The Thanksgiving Day Classic is an annual doubleheader held on Thanksgiving in the Canadian Football League. It is typically one of two days in which the league plays on a Monday afternoon; the other is the Labour Day Classic. Unlike the Labour Day Classic, the teams in the Thanksgiving Day Classic rotate each year. The games also lack a presenting sponsor as the Labour Day Classic games have. The Montreal Alouettes have traditionally been given hosting duties for the opening game. This was originally started in 1997 to compensate for not being part of the Labour Day Classic festivities; Montreal and the various Ottawa franchises normally play on Labour Day when both franchises are active. The Alouettes' permanent hosting of Thanksgiving remained in place after Ottawa returned to the league in 2014. The Hamilton Tiger-Cats played CFL games annually in all but three years between 1958 and 1982, hosting the vast majority of them; Hamilton also hosted three times in four years from 1990 to 1993 and again hosted a Thanksgiving matchup in 2013 due to stadium construction disrupting their hosting of the 2013 Labour Day Classic. Since the CFL's creation in 1958 to the 2018, there have been 120 games played on Thanksgiving Day. The 2019 CFL season was the first in league history to feature no games on Thanksgiving Day. The league brought back the Classic for the 2020 CFL season, with one game being played on Thanksgiving Day. Despite Canadian Thanksgiving being a legal holiday in the United States, none of the CFL's American teams ever played the Thanksgiving Day Classic. The games have also not been televised live in the United States since 2009, although one of the two was broadcast on tape-delay in 2013.
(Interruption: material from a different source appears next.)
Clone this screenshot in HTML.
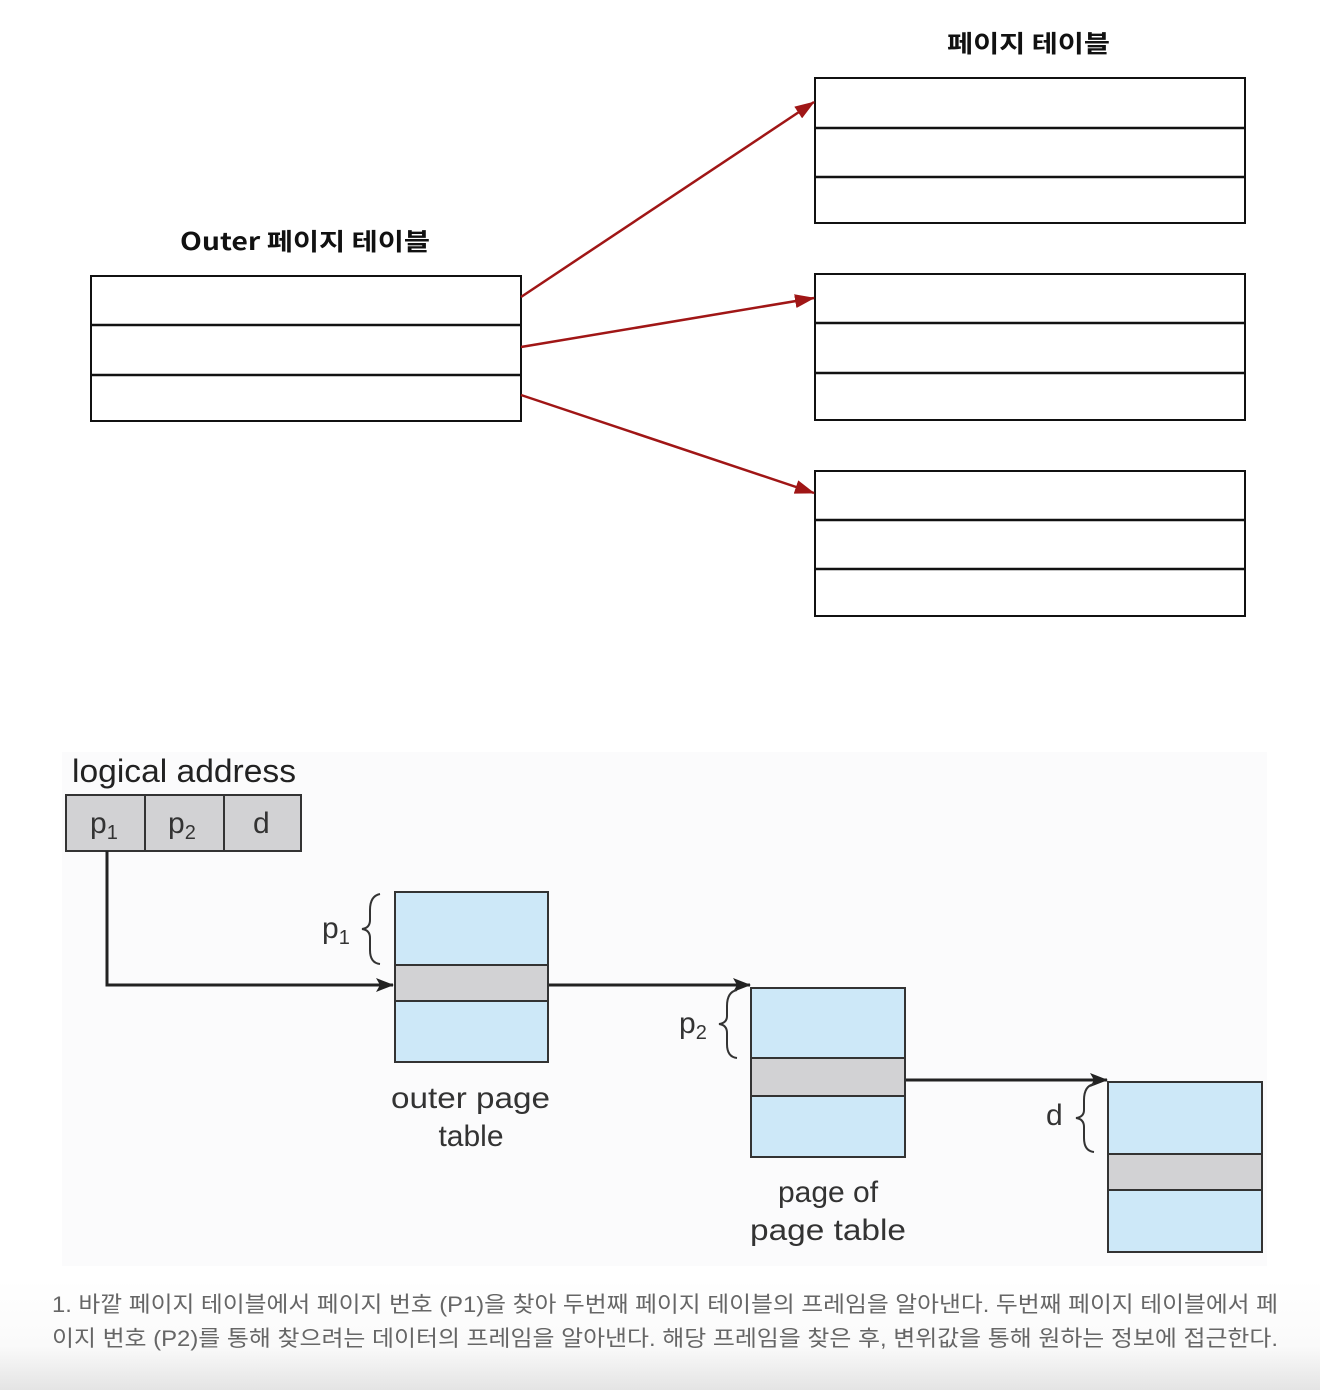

Possible discontinuation or reformatting
In late 2017, a proposal emerged to move the start of the CFL season to five or six weeks earlier than it begins in the present day, so that the Grey Cup would be held on the third weekend of October, as opposed to the fourth Sunday in November as it stands as of 2018. The change, designed to accommodate a potential U.S. television agreement with NFL Network, has support among CFL owners and would, if approved, take effect for the 2019 CFL season. If the proposal were to take effect, Thanksgiving Day weekend would overlap with the CFL's conference championship games. While this change was not implemented and the season schedule remained the same, the league did not schedule any Thanksgiving Day games in 2019. The league has indicated that such a schedule change would need to be negotiated in the league's collective bargaining agreement with the players' association. The CBA at the time expired in 2019; at the same time, the league renewed its existing agreement with ESPN, making a schedule change unnecessary, and the new CBA approved that year made no provision for a change.